▶ **SET TASK**
Don't include pictures. Quote the lines below from the first through the line that contains "rectangle (611, 429);".

▶ **SUPPLIED DATA**
* * * *
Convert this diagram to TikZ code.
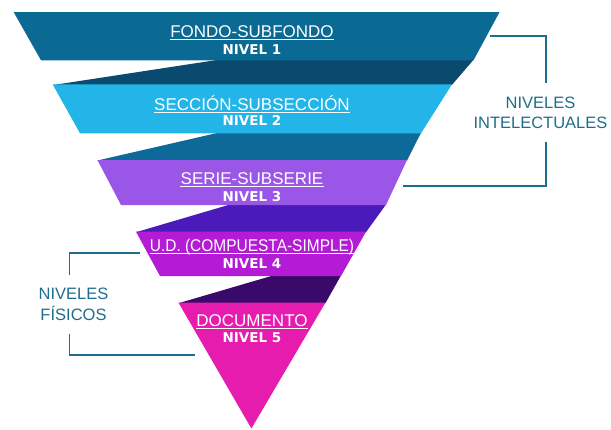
\documentclass[tikz,border=0pt]{standalone}
\usepackage{fontspec}
\setmainfont{Liberation Sans}
\newfontfamily\heavyfont{DejaVu Sans}
\usetikzlibrary{calc}

\definecolor{nivA}{HTML}{0B6A93}
\definecolor{nivAB}{HTML}{094A6E}
\definecolor{nivB}{HTML}{24B5E8}
\definecolor{nivBC}{HTML}{0D6A98}
\definecolor{nivC}{HTML}{9A56E6}
\definecolor{nivCD}{HTML}{4A1ABA}
\definecolor{nivD}{HTML}{B31BD4}
\definecolor{nivDE}{HTML}{3A0A6A}
\definecolor{nivE}{HTML}{E61CAE}
\definecolor{llaveazul}{HTML}{1E6D8C}

\tikzset{
	titulo/.style={text=white, font=\fontsize{17}{20}\selectfont, anchor=base, inner sep=0pt},
	nivel/.style={text=white, font=\heavyfont\bfseries\fontsize{13.5}{16}\selectfont, anchor=base, inner sep=0pt},
	lado/.style={text=llaveazul, font=\fontsize{16.5}{20.5}\selectfont, align=center, inner sep=0pt},
	llave/.style={draw=llaveazul, line width=1.7pt},
	subraya/.style={draw=white, line width=0.9pt}
}

\begin{document}
\begin{tikzpicture}[x=1pt, y=-1pt]
			%%%%% START %%%%%
			\useasboundingbox (0, 0) rectangle (611, 429);
			
			% bandas de union
			\fill[nivAB] (218, 59.8) -- (473.5, 59.8) -- (452, 84.8) -- (54.6, 84.8) -- cycle;
			\fill[nivBC] (218, 132.8) -- (421, 132.8) -- (407, 160.5) -- (97.4, 160.5) -- cycle;
			\fill[nivCD] (230, 204.5) -- (386, 204.5) -- (366, 232.2) -- (136, 232.2) -- cycle;
			\fill[nivDE] (273, 275.5) -- (341, 275.5) -- (325.4, 303.2) -- (178.5, 303.2) -- cycle;
			
			% niveles
			\fill[nivA] (13.6, 12) -- (499.6, 12) -- (473.5, 60.3) -- (41, 60.3) -- cycle;
			\fill[nivB] (52.6, 84.3) -- (452, 84.3) -- (421, 133.3) -- (80, 133.3) -- cycle;
			\fill[nivC] (97.4, 160) -- (407, 160) -- (386, 205) -- (121, 205) -- cycle;
			\fill[nivD] (136, 231.7) -- (366, 231.7) -- (341, 276) -- (160, 276) -- cycle;
			\fill[nivE] (178.5, 302.7) -- (325.4, 302.7) -- (251.4, 428.5) -- cycle;
			
			% textos
			\node[titulo] (t1) at (252, 37.3) {FONDO-SUBFONDO};
			\node[nivel] (n1) at (252, 54.3) {NIVEL 1};
			\node[titulo] (t2) at (252, 110) {SECCIÓN-SUBSECCIÓN};
			\node[nivel] (n2) at (252, 125.7) {NIVEL 2};
			\node[titulo] (t3) at (252, 184) {SERIE-SUBSERIE};
			\node[nivel] (n3) at (252, 201.7) {NIVEL 3};
			\node[titulo] (t4) at (252, 251) {\scalebox{0.91}[1]{U.D. (COMPUESTA-SIMPLE)}};
			\node[nivel] (n4) at (252, 268.7) {NIVEL 4};
			\node[titulo] (t5) at (252, 326) {DOCUMENTO};
			\node[nivel] (n5) at (252, 342.7) {NIVEL 5};
			
			\foreach \t in {t1, t2, t3, t4, t5}
				\draw[subraya] ([yshift=-2.3pt]\t.base west) -- ([yshift=-2.3pt]\t.base east);
			
			% llaves laterales
			\node[lado] (intel) at (540.5, 113) {NIVELES\\INTELECTUALES};
			\node[lado] (fisic) at (73.5, 304.4) {NIVELES\\FÍSICOS};
			
			\coordinate (intelA) at (490, 35.7);
			\coordinate (intelB) at (403, 185.7);
			\coordinate (fisicA) at (140.3, 253.3);
			\coordinate (fisicB) at (195, 355);
			
			\draw[llave] (intelA) -| ($(intel.north -| 545.7, 0)+(0, -14)$);
			\draw[llave] (intelB) -| ($(intel.south -| 545.7, 0)+(0, 13)$);
			\draw[llave] (fisicA) -| ($(fisic.north -| 69.4, 0)+(0, -13)$);
			\draw[llave] (fisicB) -| ($(fisic.south -| 69.4, 0)+(0, 13)$);
			
			%%%%% END %%%%%
		\end{tikzpicture}
\end{document}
* * * *
▶ **TASK OUTPUT**
Convert this diagram to TikZ code.
\documentclass[tikz,border=0pt]{standalone}
\usepackage{fontspec}
\setmainfont{Liberation Sans}
\newfontfamily\heavyfont{DejaVu Sans}
\usetikzlibrary{calc}

\definecolor{nivA}{HTML}{0B6A93}
\definecolor{nivAB}{HTML}{094A6E}
\definecolor{nivB}{HTML}{24B5E8}
\definecolor{nivBC}{HTML}{0D6A98}
\definecolor{nivC}{HTML}{9A56E6}
\definecolor{nivCD}{HTML}{4A1ABA}
\definecolor{nivD}{HTML}{B31BD4}
\definecolor{nivDE}{HTML}{3A0A6A}
\definecolor{nivE}{HTML}{E61CAE}
\definecolor{llaveazul}{HTML}{1E6D8C}

\tikzset{
	titulo/.style={text=white, font=\fontsize{17}{20}\selectfont, anchor=base, inner sep=0pt},
	nivel/.style={text=white, font=\heavyfont\bfseries\fontsize{13.5}{16}\selectfont, anchor=base, inner sep=0pt},
	lado/.style={text=llaveazul, font=\fontsize{16.5}{20.5}\selectfont, align=center, inner sep=0pt},
	llave/.style={draw=llaveazul, line width=1.7pt},
	subraya/.style={draw=white, line width=0.9pt}
}

\begin{document}
\begin{tikzpicture}[x=1pt, y=-1pt]
			%%%%% START %%%%%
			\useasboundingbox (0, 0) rectangle (611, 429);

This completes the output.